Nahum is a short, intense prophecy of seven oracles concerning Nineveh, the capital of the Assyrian empire. The book opens by naming its author—"Nahum of Elkosh" (1:1)—a prophet otherwise unknown to us; even the location of Elkosh is uncertain, though it was likely a town in Judah. The prophecy can be dated with unusual confidence from its own internal references. Nahum mentions the fall of Thebes (No-amon) in Egypt as a past event (3:8), which occurred in 663 BC, and he announces the fall of Nineveh as still future—an event that came to pass in 612 BC. Nahum therefore ministered somewhere within that window, most likely in the decades just before Nineveh's collapse.
Audience and Occasion
Nahum addressed the people of Judah, who for generations had lived in the shadow of Assyrian terror. Assyria was the cruelest superpower of the ancient Near East: it had destroyed the northern kingdom of Israel in 722 BC, deported its people, and repeatedly threatened Jerusalem. To a small nation crushed under such oppression, the prophet brought a single, staggering message—Nineveh, the seemingly invincible city, would fall, and God himself would bring it down. Where Jonah, more than a century earlier, had seen Nineveh repent and be spared, Nahum announces that her renewed wickedness has finally exhausted divine patience. The book is thus a word of comfort to the oppressed and a word of judgment against the oppressor.
Major Themes
At the heart of Nahum stands the character of God himself. The book begins not with Nineveh but with a hymn celebrating the LORD as "a jealous and avenging God," "slow to anger and great in power," who "will by no means clear the guilty" (1:2-3). Here the justice and the patience of God are held together: the same Lord who is "a stronghold in the day of trouble" for those who take refuge in him (1:7) is the unstoppable warrior against his enemies. Nahum proclaims that no empire, however mighty or proud, is beyond God's reach; that he governs history; and that his judgments, though they may seem long delayed, are certain and righteous.
Structure
The book unfolds in three movements, roughly corresponding to its three chapters: (1) a majestic hymn to the LORD's sovereign justice and goodness, declaring his verdict against Nineveh (1:1-15); (2) a vivid, fast-moving poetic account of the city's siege and destruction (2:1-13); and (3) a final "woe" oracle exposing Nineveh's guilt—her violence, idolatry, and cruelty—and pronouncing her irreversible doom (3:1-19), which closes with the haunting question, "who has not felt your endless cruelty?"
Nahum and the Gospel
Nahum may seem a difficult book for Christian readers, yet it points unmistakably to Christ. Its central truth—that God will not leave the guilty unpunished, but is also a refuge for those who trust him (1:7)—finds its resolution at the cross, where God's justice against sin and his mercy toward sinners meet.
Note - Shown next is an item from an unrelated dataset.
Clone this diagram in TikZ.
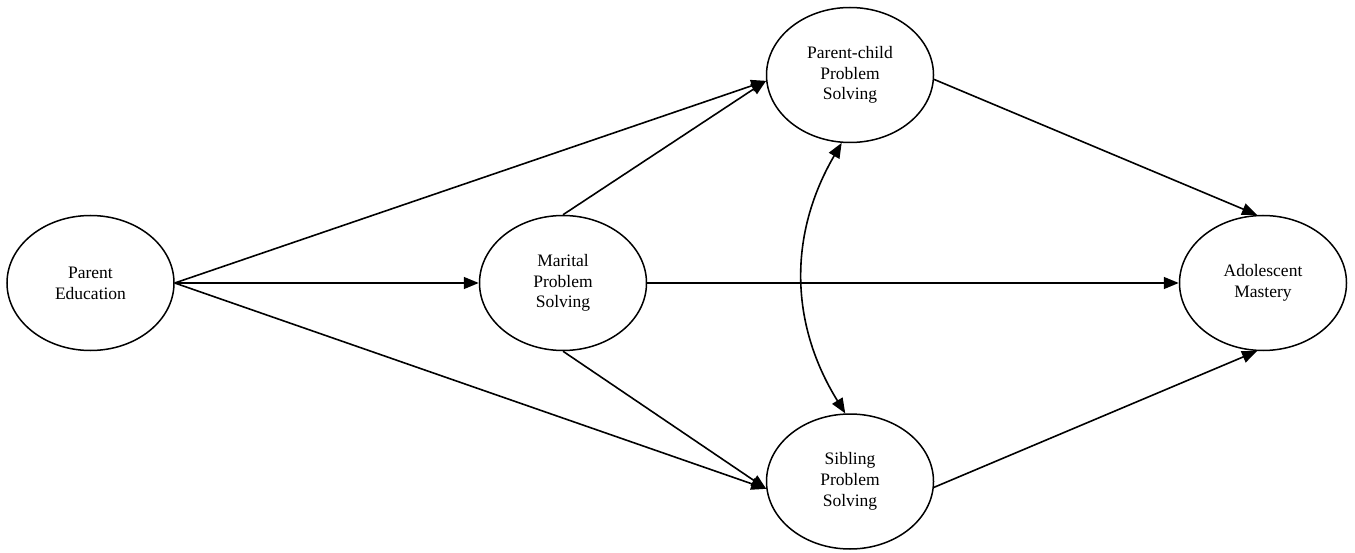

The gospel announced in Nahum 1:15, "Behold, upon the mountains, the feet of him who brings good news," is taken up by Isaiah and quoted in the New Testament (Romans 10:15) of those who proclaim the good news of Jesus. Nahum assures the oppressed that evil empires do not have the last word; the Lord who toppled Nineveh will finally judge all wickedness when Christ returns, and in him the persecuted people of God find their everlasting stronghold.